Another major concern is the platform’s failure to release user funds. A growing number of users have reported that their accounts were frozen without warning. Withdrawal requests were either ignored, delayed indefinitely, or rejected without proper explanation. The lack of customer support and unresponsive communication further strengthened suspicions that the company is operating illegally.
Legitimate NFT platforms do not guarantee profits, nor do they rely on pyramid-style referrals to stay functional. Real businesses generate revenue through transactions, fees, and genuine market activity. Treasure NFT, however, appears to generate most of its income through member recruitment. Many of the positive testimonials circulating online were traced back to newly created accounts, indicating that fake reviews were being used to build false trust.
The company also claims to have a Money Services Business (MSB) license from FinCEN, but investigators noted that the evidence is weak and unverifiable. Meanwhile, regulatory authorities in India and West Bengal have reportedly opened investigations into the platform’s activities, signaling growing international concern.
The risks surrounding Treasure NFT are becoming increasingly clear. Financial experts strongly advise against investing in platforms that promise fixed returns, lack transparency, or depend heavily on referrals. Safe investments always come with clear documentation, real customer service, and verifiable company details. When these elements are missing, the chances of fraud increase significantly.

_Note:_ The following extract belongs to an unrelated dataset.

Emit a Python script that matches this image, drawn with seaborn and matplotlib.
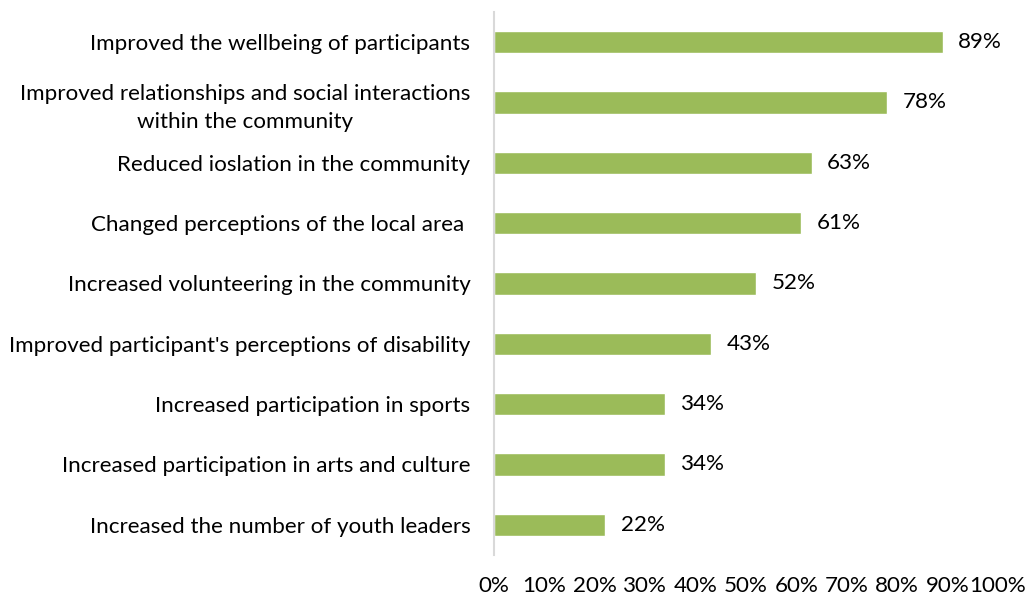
import matplotlib
matplotlib.use("Agg")
import matplotlib.pyplot as plt
import seaborn as sns
import pandas as pd

categories = [
    "Improved the wellbeing of participants",
    "Improved relationships and social interactions\nwithin the community",
    "Reduced ioslation in the community",
    "Changed perceptions of the local area ",
    "Increased volunteering in the community",
    "Improved participant's perceptions of disability",
    "Increased participation in sports",
    "Increased participation in arts and culture",
    "Increased the number of youth leaders",
]
values = [89, 78, 63, 61, 52, 43, 34, 34, 22]
xticks = [0, 10, 20, 30, 40, 50, 60, 70, 80, 90, 100]

sns.set_theme(style="white")
plt.rcParams['font.family'] = ['Lato', 'DejaVu Sans']

df = pd.DataFrame({"cat": categories, "val": values})

fig = plt.figure(figsize=(10.26, 5.95), dpi=100)
ax = fig.add_axes([0.4815, 0.0672, 0.4912, 0.9128])
sns.barplot(data=df, x="val", y="cat", color="#9BBB59", saturation=1,
            width=0.37, ax=ax, orient="h")

FS = 16.1
ax.set_xlim(0, 100)
ax.set_ylim(8.5, -0.5)
ax.set_xticks(xticks)
ax.set_xticklabels([f"{v}%" for v in xticks], fontsize=FS, color="black")
ax.tick_params(axis="x", length=0, pad=15)
ax.tick_params(axis="y", length=0, pad=17, labelsize=FS, labelcolor="black")
for lbl in ax.get_yticklabels():
    lbl.set_multialignment("center")
    lbl.set_linespacing(1.5)
ax.set_xlabel("")
ax.set_ylabel("")
for s in ["top", "right", "bottom"]:
    ax.spines[s].set_visible(False)
ax.spines["left"].set_color("#d9d9d9")
ax.spines["left"].set_linewidth(1.5)

for i, v in enumerate(values):
    ax.text(v + 3.1, i, f"{v}%", va="center", ha="left", fontsize=FS, color="black")

fig.savefig("out.png", dpi=100)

Treasure NFT serves as a reminder that online scams are evolving rapidly, and individuals must be cautious, especially in emerging industries like cryptocurrency and NFTs. Anyone considering such investments should conduct independent research, verify legal registrations, and avoid offers that seem “too good to be true.” Staying informed and cautious is the only way to avoid falling victim to schemes designed to exploit trust and financial vulnerability.